If no single party owns a controlling financial interest in a VIE, a reporting entity must consider all interests held by its related party group (all related parties of the entities that hold an interest in the VIE) to determine if, as a group, the reporting entity and its related parties have the characteristics of a primary beneficiary, thus requiring consolidation of the VIE. ASU No. 2015-02 reduces the number of situations in which the most closely associated test (also known as the related-party tie-breaker) must be applied.

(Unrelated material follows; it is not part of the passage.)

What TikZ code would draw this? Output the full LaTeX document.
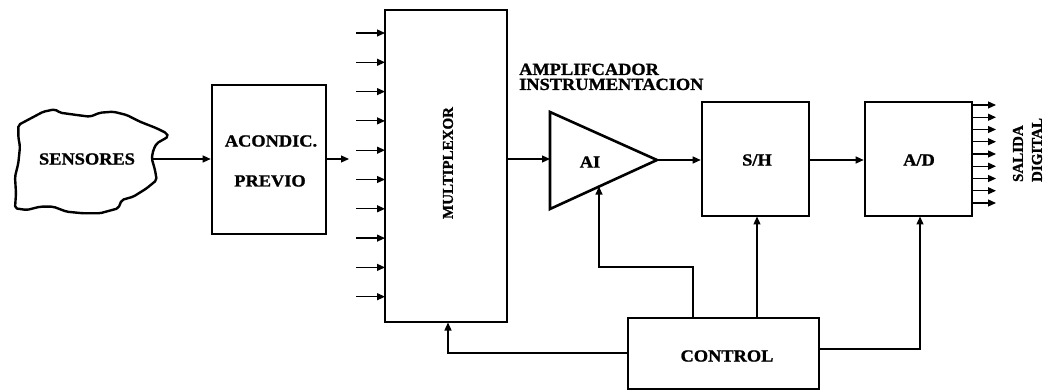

A new scope exception for certain investment funds
Accounting Standards Update No. 2010-10, Consolidation (Topic 810): Amendments for Certain Investment Funds, indefinitely deferred the adoption of Accounting Standards Update No. 2009-17, Consolidations (Topic 810): Improvements to Financial Reporting by Enterprises Involved with Variable Interest Entities, (also known as FAS 167, Amendments to FASB Interpretation No. 46(R)) for certain investment funds. ASU No. 2015-02 rescinds this deferral, but provides a new scope exception for interests in legal entities subject to Rule 2a-7 of the Investment Company Act of 1940 for registered money market funds.
The guidance in ASU No. 2009-17 would have resulted in many investment managers consolidating the investment companies they managed. Stakeholders raised concerns that the consolidation of investment companies by investment managers would decrease the usefulness of the investment manager’s financial statements. The FASB deferred the implementation of ASU No. 2009-17 for certain investment funds to allow time for the FASB to work on changes to evaluating whether a manager is acting as a principal or an agent. The deferral was eliminated by ASU No. 2015-02 because changes made to the consolidation analysis in ASU No. 2015-02 are expected to address the issues raised by stakeholders and eliminate the requirement for some investment managers to consolidate the investment companies that they manage.
ASU No. 2015-02 should not be overlooked. It will require parent companies to rethink some of their past consolidation decisions and may have to consolidate new entities and deconsolidate some starting this year.